Continued U.S. competitiveness in an increasingly global economic environment relies heavily on an adequate supply of qualified STEM (science, technology, engineering, and mathematics) workforce (National Research Council, 2011; National Science Board, 2015; President’s Council of Advisors on Science and Technology, 2010; U.S. Department of Labor, 2007). According to the U.S. Bureau of Labor Statistics, the future of the economy and the jobs of tomorrow are in STEM (U.S. Bureau of Labor Statistics, 2014). STEM related jobs have been projected to grow more than 9 million between 2012 and 2020 (U.S. Bureau of Labor Statistics, 2014) with already 8.6 million STEM jobs in May 2015 (U.S. Bureau of Labor Statistics, 2017). Unfortunately, going alongside with the high and increasing demand for STEM workers is the shrinking STEM workforce pipeline. The attrition rates for U.S. undergraduate students who major in STEM disciplines are high (Hayes, Whalen, & Cannon 2009; Moakler & Kim, 2014; Tinto, 1993). Data from the 2004/2009 Beginning Postsecondary Education Longitudinal Study indicates that many students who begin college in STEM majors will either change to a non-STEM major or leave college completely. In the U.S. about 28% of students seeking a bachelor’s degree or associate degree between 2003 and 2009 entered a program of study in a STEM field. An attrition rate of 48% for bachelor’s degree candidates and an attrition rate of 69% for associate degree candidates were obtained for the assessed period (Chen, 2013). As a result, the number of science and engineering graduates produced in the U.S. is among the lowest in the world (National Science Board, 2004).

To boost economy and to maintain its innovative capacity, the United States must deal with the urgent need of improving K-12 STEM education and cultivate its domestic STEM talent pool. The question is, how? Teachers do make a difference in student learning experience and learning outcomes, and this is particularly true in STEM disciplines (CADRE, 2011). Cultivating among K-12 students an interest in STEM and encouraging them to study STEM in college and later pursue STEM as a career requires developing a strong STEM teacher workforce who not only has solid STEM content knowledge but possesses in-depth understanding of STEM careers and how STEM disciplines are used in the workplace. The development of such a STEM teacher workforce should start with STEM pre-service teachers.

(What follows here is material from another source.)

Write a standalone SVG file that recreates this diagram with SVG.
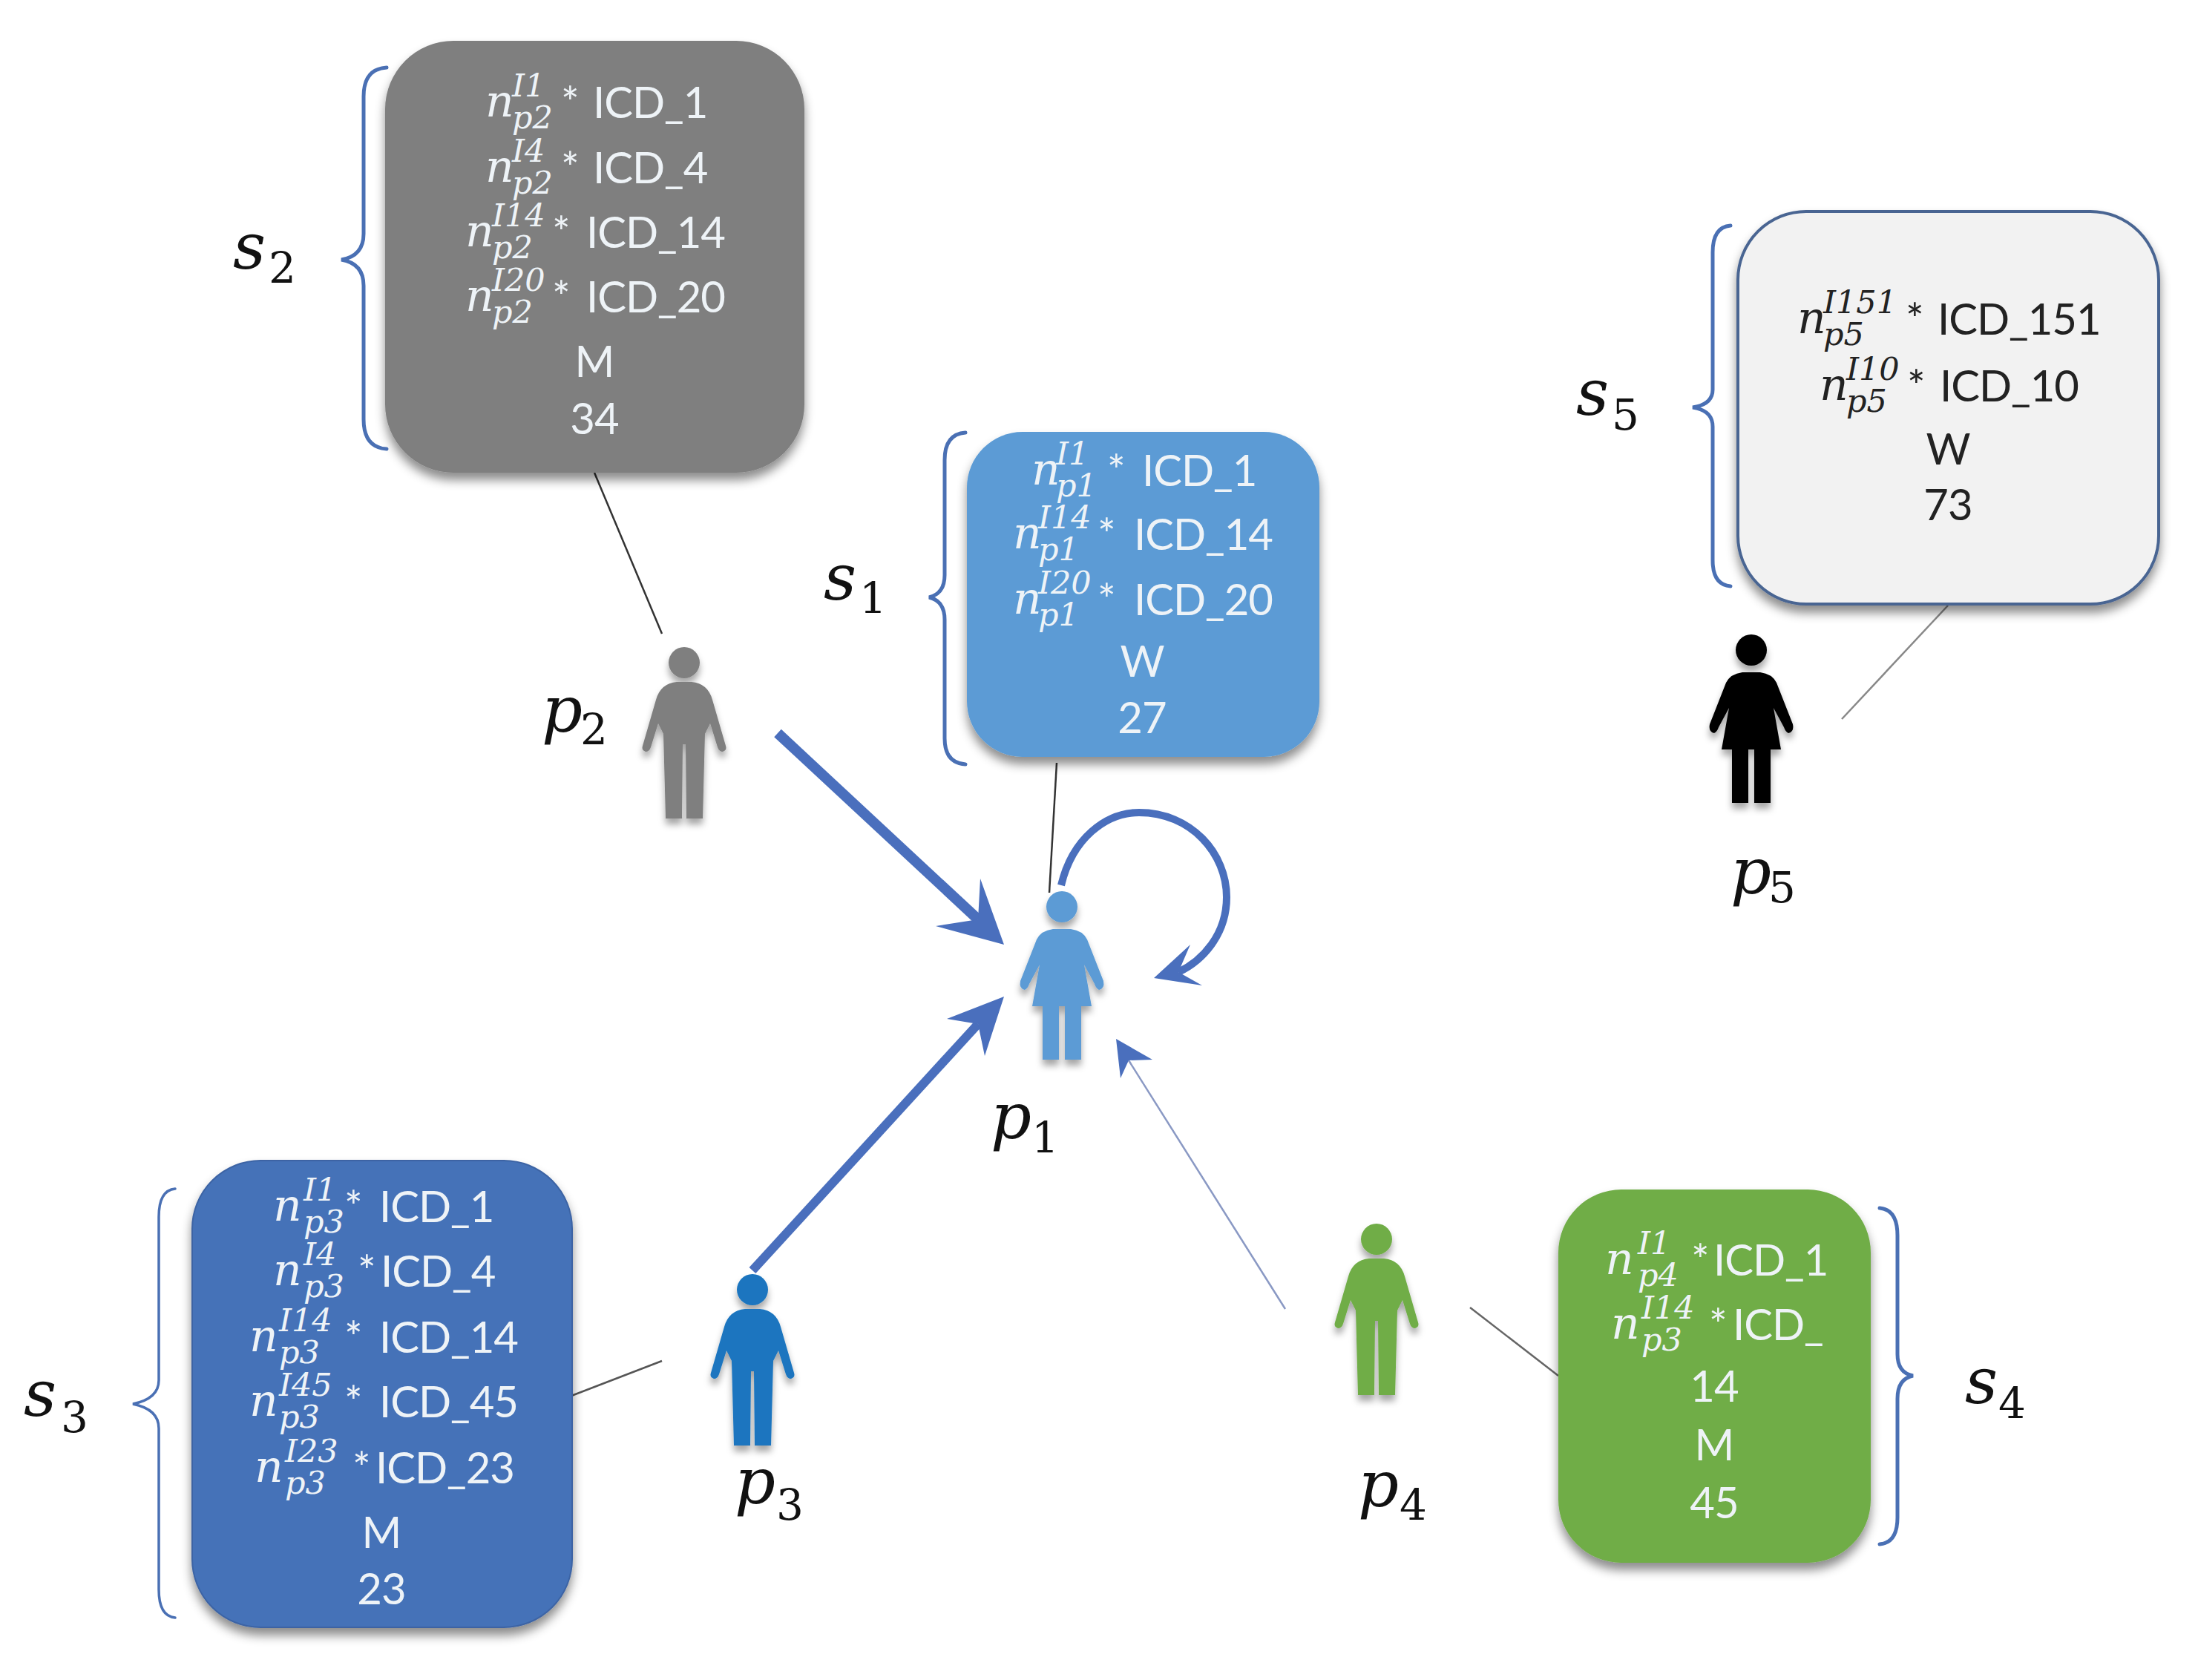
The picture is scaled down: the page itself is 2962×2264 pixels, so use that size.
<svg xmlns="http://www.w3.org/2000/svg" width="2962" height="2264" viewBox="0 0 2962 2264">
<style>
text{font-family:"Lato","Liberation Sans",sans-serif;font-size:58px;letter-spacing:-1px}
.w text{fill:#eef3f7}
.d text{fill:#222}
tspan.n{font-family:"DejaVu Serif",serif;font-style:italic;font-size:60px;letter-spacing:0}
tspan.i{font-family:"DejaVu Serif",serif;font-style:italic;font-size:43px;letter-spacing:0}
.m{text-anchor:middle}
tspan.s{font-family:"DejaVu Serif",serif;font-style:italic;font-size:86px;letter-spacing:0;fill:#111}
tspan.u{font-family:"DejaVu Serif",serif;font-size:58px;letter-spacing:0;fill:#111}
.box{filter:url(#sh)}
.fig{filter:url(#sf)}
.br{fill:none;stroke:#4a70b4;stroke-width:5;stroke-linecap:round}
.tie{fill:none;stroke:#333;stroke-width:2.5}
.ar{fill:none;stroke:#4a6fbd}
.hd{fill:#4a6fbd}
</style>
<defs>
<filter id="sh" x="-10%" y="-10%" width="120%" height="125%"><feDropShadow dx="0" dy="10" stdDeviation="7" flood-color="#000" flood-opacity=".45"/></filter>
<filter id="sf" x="-30%" y="-10%" width="160%" height="125%"><feDropShadow dx="0" dy="8" stdDeviation="5" flood-color="#000" flood-opacity=".35"/></filter>
<g id="man"><ellipse cx="0" cy="0" rx="21" ry="21"/><path d="M-10 26L10 26Q32 28 38 50L56 112Q58 118 52 120Q47 120 45 114L35 82L28 96L25 210L3 210L2 110L-2 110L-3 210L-25 210L-28 96L-35 82L-45 114Q-47 120-52 120Q-58 118-56 112L-38 50Q-32 28-10 26Z"/></g>
<g id="woman"><ellipse cx="0" cy="0" rx="21" ry="21"/><path d="M-12 30L12 30Q28 32 34 44L56 100Q58 110 50 112Q46 110 44 104L30 78L40 134L26 134L26 206L4 206L4 134L-4 134L-4 206L-26 206L-26 134L-40 134L-30 78L-44 104Q-46 110-50 112Q-58 110-56 100L-34 44Q-28 32-12 30Z"/></g>
</defs>
<rect width="2962" height="2264" fill="#fff"/>

<g id="connectors">
<path class="tie" d="M801 637L892 854"/>
<path class="tie" d="M1424 1028L1414 1203"/>
<path class="tie" style="stroke:#888" d="M2625 816L2482 969"/>
<path class="tie" style="stroke:#555" d="M770 1881L892 1834"/>
<path class="tie" style="stroke:#666" d="M1981 1762L2100 1854"/>
<path class="ar" stroke-width="14" d="M1048 988L1318 1239"/>
<path class="hd" d="M1353 1273L1321 1184L1318 1239L1261 1248Z"/>
<path class="ar" stroke-width="12" d="M1014 1712L1318 1380"/>
<path class="hd" d="M1353 1343L1276 1373L1318 1380L1327 1423Z"/>
<path class="ar" stroke-width="2.5" style="stroke:#8a99c4" d="M1732 1764L1521 1429"/>
<path class="hd" d="M1504 1400L1553 1428L1521 1429L1510 1453Z"/>
<path class="ar" stroke-width="10" d="M1430 1193C1445 1130 1490 1095 1535 1095C1605 1095 1653 1150 1653 1209C1653 1260 1620 1295 1588 1310"/>
<path class="hd" d="M1555 1318L1604 1273L1588 1310L1620 1328Z"/>
</g>

<g id="node-p2" class="w">
<rect class="box" x="519" y="55" width="565" height="582" rx="92" fill="#7f7f7f"/>
<path class="br" d="M521 91Q490 93 490 130L490 315Q490 345 460 350Q490 355 490 385L490 565Q490 603 521 605"/>
<text x="654" y="157"><tspan class="n">n</tspan><tspan class="i" x="690" y="130">I1</tspan><tspan class="i" x="690" y="173">p2</tspan><tspan x="756" y="159">*</tspan><tspan x="799">ICD_1</tspan></text>
<text x="654" y="245"><tspan class="n">n</tspan><tspan class="i" x="690" y="218">I4</tspan><tspan class="i" x="690" y="261">p2</tspan><tspan x="756" y="247">*</tspan><tspan x="799">ICD_4</tspan></text>
<text x="627" y="332"><tspan class="n">n</tspan><tspan class="i" x="663" y="305">I14</tspan><tspan class="i" x="663" y="348">p2</tspan><tspan x="744" y="334">*</tspan><tspan x="790">ICD_14</tspan></text>
<text x="627" y="419"><tspan class="n">n</tspan><tspan class="i" x="663" y="392">I20</tspan><tspan class="i" x="663" y="435">p2</tspan><tspan x="744" y="421">*</tspan><tspan x="790">ICD_20</tspan></text>
<text class="m" x="801" y="508">M</text><text class="m" x="801" y="585">34</text>
<text x="314" y="362"><tspan class="s">s</tspan><tspan class="u" x="362" y="381">2</tspan></text>
<use href="#man" x="922" y="893" class="fig" fill="#7f7f7f"/>
<text x="730" y="986"><tspan class="s">p</tspan><tspan class="u" x="782" y="1003">2</tspan></text>
</g>

<g id="node-p1" class="w">
<rect class="box" x="1303" y="582" width="475" height="438" rx="75" fill="#5b9bd5"/>
<path class="br" d="M1301 583Q1273 585 1273 620L1273 775Q1273 800 1252 805Q1273 810 1273 835L1273 995Q1273 1028 1301 1030"/>
<text x="1390" y="653"><tspan class="n">n</tspan><tspan class="i" x="1423" y="626">I1</tspan><tspan class="i" x="1423" y="669">p1</tspan><tspan x="1492" y="655">*</tspan><tspan x="1539">ICD_1</tspan></text>
<text x="1365" y="739"><tspan class="n">n</tspan><tspan class="i" x="1399" y="712">I14</tspan><tspan class="i" x="1399" y="755">p1</tspan><tspan x="1479" y="741">*</tspan><tspan x="1528">ICD_14</tspan></text>
<text x="1365" y="827"><tspan class="n">n</tspan><tspan class="i" x="1399" y="800">I20</tspan><tspan class="i" x="1399" y="843">p1</tspan><tspan x="1479" y="829">*</tspan><tspan x="1528">ICD_20</tspan></text>
<text class="m" x="1539" y="912">W</text><text class="m" x="1539" y="988">27</text>
<text x="1110" y="808"><tspan class="s">s</tspan><tspan class="u" x="1158" y="826">1</tspan></text>
<use href="#woman" x="1431" y="1222" class="fig" fill="#5b9bd5"/>
<text x="1335" y="1534"><tspan class="s">p</tspan><tspan class="u" x="1390" y="1553">1</tspan></text>
</g>

<g id="node-p5" class="d">
<rect class="box" x="2342" y="285" width="567" height="529" rx="92" fill="#f2f2f2" stroke="#4a6592" stroke-width="4"/>
<path class="br" d="M2332 304Q2308 306 2308 340L2308 525Q2308 545 2281 549Q2308 553 2308 575L2308 755Q2308 788 2332 790"/>
<text x="2422" y="449"><tspan class="n">n</tspan><tspan class="i" x="2457" y="422">I151</tspan><tspan class="i" x="2457" y="465">p5</tspan><tspan x="2568" y="451">*</tspan><tspan x="2611">ICD_151</tspan></text>
<text x="2452" y="539"><tspan class="n">n</tspan><tspan class="i" x="2488" y="512">I10</tspan><tspan class="i" x="2488" y="555">p5</tspan><tspan x="2570" y="541">*</tspan><tspan x="2614">ICD_10</tspan></text>
<text class="m" x="2625" y="626">W</text><text class="m" x="2625" y="701">73</text>
<text x="2124" y="559"><tspan class="s">s</tspan><tspan class="u" x="2172" y="579">5</tspan></text>
<use href="#woman" x="2360" y="876" class="fig" fill="#000"/>
<text x="2332" y="1204"><tspan class="s">p</tspan><tspan class="u" x="2383" y="1216">5</tspan></text>
</g>

<g id="node-p3" class="w">
<rect class="box" x="259" y="1564" width="512" height="629" rx="92" fill="#4472b8" stroke="#3c64a4" stroke-width="2"/>
<path class="br" style="stroke-width:3.5" d="M236 1602Q214 1604 214 1640L214 1860Q214 1885 179 1892Q214 1899 214 1925L214 2142Q214 2178 236 2180"/>
<text x="368" y="1645"><tspan class="n">n</tspan><tspan class="i" x="409" y="1618">I1</tspan><tspan class="i" x="409" y="1661">p3</tspan><tspan x="464" y="1647">*</tspan><tspan x="511">ICD_1</tspan></text>
<text x="368" y="1732"><tspan class="n">n</tspan><tspan class="i" x="409" y="1705">I4</tspan><tspan class="i" x="409" y="1748">p3</tspan><tspan x="482" y="1734">*</tspan><tspan x="513">ICD_4</tspan></text>
<text x="336" y="1821"><tspan class="n">n</tspan><tspan class="i" x="376" y="1794">I14</tspan><tspan class="i" x="376" y="1837">p3</tspan><tspan x="464" y="1823">*</tspan><tspan x="511">ICD_14</tspan></text>
<text x="336" y="1908"><tspan class="n">n</tspan><tspan class="i" x="376" y="1881">I45</tspan><tspan class="i" x="376" y="1924">p3</tspan><tspan x="464" y="1910">*</tspan><tspan x="511">ICD_45</tspan></text>
<text x="343" y="1997"><tspan class="n">n</tspan><tspan class="i" x="384" y="1970">I23</tspan><tspan class="i" x="384" y="2013">p3</tspan><tspan x="475" y="1999">*</tspan><tspan x="506">ICD_23</tspan></text>
<text class="m" x="514" y="2086">M</text><text class="m" x="514" y="2162">23</text>
<text x="32" y="1908"><tspan class="s">s</tspan><tspan class="u" x="82" y="1930">3</tspan></text>
<use href="#man" x="1014" y="1738" class="fig" fill="#1a75bf"/>
<text x="990" y="2026"><tspan class="s">p</tspan><tspan class="u" x="1046" y="2048">3</tspan></text>
</g>

<g id="node-p4" class="w">
<rect class="box" x="2100" y="1603" width="421" height="503" rx="85" fill="#70ad47"/>
<path class="br" d="M2533 1628Q2557 1630 2557 1665L2557 1825Q2557 1850 2578 1854Q2557 1858 2557 1885L2557 2045Q2557 2079 2533 2081"/>
<text x="2163" y="1717"><tspan class="n">n</tspan><tspan class="i" x="2207" y="1690">I1</tspan><tspan class="i" x="2207" y="1733">p4</tspan><tspan x="2279" y="1719">*</tspan><tspan x="2309">ICD_1</tspan></text>
<text x="2171" y="1804"><tspan class="n">n</tspan><tspan class="i" x="2212" y="1777">I14</tspan><tspan class="i" x="2212" y="1820">p3</tspan><tspan x="2303" y="1806">*</tspan><tspan x="2335">ICD_</tspan></text>
<text class="m" x="2310" y="1889">14</text><text class="m" x="2310" y="1968">M</text><text class="m" x="2310" y="2046">45</text>
<text x="2648" y="1891"><tspan class="s">s</tspan><tspan class="u" x="2693" y="1911">4</tspan></text>
<use href="#man" x="1855" y="1670" class="fig" fill="#70ad47"/>
<text x="1830" y="2030"><tspan class="s">p</tspan><tspan class="u" x="1886" y="2048">4</tspan></text>
</g>
</svg>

While most U.S. students do not get a series of good teachers, STEM teachers are particularly poorly prepared (CADRE, 2011). Teacher related issues, such as a dearth of well-prepared teachers, teachers’ lack of STEM content knowledge, and lack of effective STEM teacher professional development (Abel & Lederman, 2007; Fulp, 2002; National Academy of Engineering, 2009; Sun & Strobel, 2013, 2014; van Driel, Beijaard, Verloop, 2001; van Driel, Verloop, de Vos, 1998), render it a daunting task to develop a strong STEM teacher workforce. The present chapter seeks to contribute to the effort of developing a strong STEM teacher workforce in the U. S. by proposing an authentic and sustainable four-dimensional professional development model for preparing pre-service STEM teachers. This pre-service STEM teacher professional development model was developed based on Project Engage—a three-year grant (2011-2014) funded by the U.S. Department of Education at the University of West Alabama.

Key Terms in this Chapter

Professional Development: A form of vocational training that allows someone to acquire new knowledge and skills that relate to his/her profession, job responsibilities, or work environment.

Content Knowledge: Knowledge about the actual subject matter that can be learned or taught.

Scaffolding: The support given during the learning process to facilitate learning.

Authentic Learning: A wide variety of educational and instructional techniques focused on connecting what students are taught in school to real-world issues, problems, and applications.

Social Constructivist Theory: A theory that suggests that social interaction plays a fundamental role in the development of cognition and the construction of knowledge.